ЗНАКОМЫЕ ПРОЯВЛЕНИЯ КАТАРАКТЫ
Для установления всеобщей гармонии следует как можно скорее созвать конгресс грамматистов и естествоиспытателей, задачей которых станет выработка единого языка, основанного на законах аналогии и включающего в себя различные природные феномены, наподобие крика животных. На его создание уйдет не менее целого столетия, однако работа сия будет облегчена при помощи точнейшего указателя, обнародовать который нам пока еще не пристало. [...]
Знаки препинания
Помимо алфавита, состоящего из букв, необходимо создать отдельный алфавит из знаков препинания с таким же количеством символов; сама эта идея настолько чужда современному человеку, что французы, например, используют только семь таких знаков, а именно — , ; : . ! ? ). Квадратные скобки вышли из употребления, но даже и с ними было бы лишь восемь; что же касается диакритических знаков (é è ê ë), то они являются показателями различной огласовки звука, но никак не знаками препинания. Апостроф также следовало бы наделить особым символом, не довольствуясь лишь приподнятою запятой. Язык наш столь беден в этой области, что почти всюду присутствует либо точка, либо двоеточие, откуда проистекает только путаница.
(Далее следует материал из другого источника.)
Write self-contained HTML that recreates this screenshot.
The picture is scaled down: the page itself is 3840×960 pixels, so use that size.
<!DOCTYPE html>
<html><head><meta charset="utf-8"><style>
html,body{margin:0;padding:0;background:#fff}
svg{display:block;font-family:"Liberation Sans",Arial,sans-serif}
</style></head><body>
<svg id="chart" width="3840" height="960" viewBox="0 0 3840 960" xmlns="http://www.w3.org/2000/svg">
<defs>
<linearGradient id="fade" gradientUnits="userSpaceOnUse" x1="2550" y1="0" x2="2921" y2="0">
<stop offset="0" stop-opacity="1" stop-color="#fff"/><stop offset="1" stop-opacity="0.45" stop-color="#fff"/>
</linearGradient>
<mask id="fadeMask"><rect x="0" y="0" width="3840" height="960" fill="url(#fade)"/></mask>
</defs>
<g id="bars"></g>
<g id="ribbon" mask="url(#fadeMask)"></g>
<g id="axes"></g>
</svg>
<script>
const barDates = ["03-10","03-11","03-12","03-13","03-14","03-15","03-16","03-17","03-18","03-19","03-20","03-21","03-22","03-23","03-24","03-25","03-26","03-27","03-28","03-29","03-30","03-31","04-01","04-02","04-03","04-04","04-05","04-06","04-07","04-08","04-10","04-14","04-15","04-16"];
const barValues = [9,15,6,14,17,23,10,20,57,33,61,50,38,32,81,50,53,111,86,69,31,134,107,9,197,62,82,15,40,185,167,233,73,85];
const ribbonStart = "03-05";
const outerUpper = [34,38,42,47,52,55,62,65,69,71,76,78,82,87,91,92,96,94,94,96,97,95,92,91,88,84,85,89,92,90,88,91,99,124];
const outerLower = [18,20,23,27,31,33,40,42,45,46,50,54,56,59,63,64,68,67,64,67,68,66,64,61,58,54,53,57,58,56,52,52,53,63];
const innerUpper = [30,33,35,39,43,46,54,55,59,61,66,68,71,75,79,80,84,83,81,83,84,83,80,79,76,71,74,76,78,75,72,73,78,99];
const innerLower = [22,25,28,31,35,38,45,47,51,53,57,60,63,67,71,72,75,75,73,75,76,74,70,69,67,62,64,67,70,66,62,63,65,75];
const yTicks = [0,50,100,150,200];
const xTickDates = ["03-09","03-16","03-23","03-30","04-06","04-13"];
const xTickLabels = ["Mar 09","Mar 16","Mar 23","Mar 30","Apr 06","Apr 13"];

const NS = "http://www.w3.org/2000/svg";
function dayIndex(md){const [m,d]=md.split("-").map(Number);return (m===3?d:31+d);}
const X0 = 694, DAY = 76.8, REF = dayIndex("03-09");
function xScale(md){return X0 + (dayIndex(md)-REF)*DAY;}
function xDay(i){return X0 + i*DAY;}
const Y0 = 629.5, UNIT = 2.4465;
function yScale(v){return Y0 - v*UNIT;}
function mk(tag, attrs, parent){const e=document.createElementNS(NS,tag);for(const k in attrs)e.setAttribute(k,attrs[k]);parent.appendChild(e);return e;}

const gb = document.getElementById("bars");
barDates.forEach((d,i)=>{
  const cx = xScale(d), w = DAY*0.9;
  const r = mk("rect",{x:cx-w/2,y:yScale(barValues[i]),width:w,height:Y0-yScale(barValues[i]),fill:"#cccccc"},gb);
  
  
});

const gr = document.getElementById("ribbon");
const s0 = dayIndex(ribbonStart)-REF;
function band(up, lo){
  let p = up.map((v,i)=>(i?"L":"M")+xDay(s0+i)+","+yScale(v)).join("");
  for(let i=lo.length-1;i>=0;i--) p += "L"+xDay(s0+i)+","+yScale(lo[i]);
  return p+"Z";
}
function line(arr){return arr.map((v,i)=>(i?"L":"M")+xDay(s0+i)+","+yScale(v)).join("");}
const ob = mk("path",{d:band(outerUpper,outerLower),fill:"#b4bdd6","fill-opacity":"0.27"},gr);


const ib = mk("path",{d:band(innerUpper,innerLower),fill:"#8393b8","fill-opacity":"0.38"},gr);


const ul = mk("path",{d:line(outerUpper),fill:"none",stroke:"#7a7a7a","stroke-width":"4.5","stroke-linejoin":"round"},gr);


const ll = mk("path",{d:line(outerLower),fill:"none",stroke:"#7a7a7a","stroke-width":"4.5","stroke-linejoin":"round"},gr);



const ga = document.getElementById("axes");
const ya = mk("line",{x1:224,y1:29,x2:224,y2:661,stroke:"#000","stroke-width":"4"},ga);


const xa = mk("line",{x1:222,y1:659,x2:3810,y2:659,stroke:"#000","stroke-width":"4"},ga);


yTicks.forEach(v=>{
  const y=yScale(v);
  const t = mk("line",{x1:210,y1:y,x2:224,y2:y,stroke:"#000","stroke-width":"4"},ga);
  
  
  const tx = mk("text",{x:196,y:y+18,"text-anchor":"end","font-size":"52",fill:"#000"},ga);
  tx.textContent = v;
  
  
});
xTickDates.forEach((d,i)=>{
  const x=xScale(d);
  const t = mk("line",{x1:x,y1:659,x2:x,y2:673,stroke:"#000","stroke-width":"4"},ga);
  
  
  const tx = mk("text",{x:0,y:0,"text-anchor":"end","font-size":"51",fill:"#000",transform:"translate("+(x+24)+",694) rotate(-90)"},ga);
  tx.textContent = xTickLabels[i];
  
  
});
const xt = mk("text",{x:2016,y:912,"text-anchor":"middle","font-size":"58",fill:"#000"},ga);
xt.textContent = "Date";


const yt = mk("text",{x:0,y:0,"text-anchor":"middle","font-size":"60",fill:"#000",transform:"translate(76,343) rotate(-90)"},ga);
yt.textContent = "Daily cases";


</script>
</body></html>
Я приступил к труду по составлению целой гаммы знаков препинания, доведя их число до двадцати пяти символов, каждый из которых был подкреплен примерами, показывающими неточность нынешнего знакоупотребления; однако, трактат сей был утерян незаконченным, и с тех пор я уже не касался этого вопроса. Следует заметить в этой связи, что первый из наших знаков, ниже всех расположенную запятую, необходимо по меньшей мере расчетверить в обиходном применении, дабы лучше выделять различные варианты ее употребления и смысловые значения, все бесконечное разнообразие которые подводится без разбору под единый знак — не есть ли это верх произвола! Не менее плачевная судьба постигла и иные знаки, кои сочетают в себе по три или четыре самостоятельных значения: пунктуация в нашем цивилизованном обществе представляет собою полнейший хаос, как равно и орфография, разнящаяся от одной парижской печатни к другой. Академия же, запрещая любое исправление самых вопиющих противоречий, способна своим мракобесием возмутить и самые достойные умы, так что в области грамматики царят вселенская анархия и дух сметающего все бунта. [...]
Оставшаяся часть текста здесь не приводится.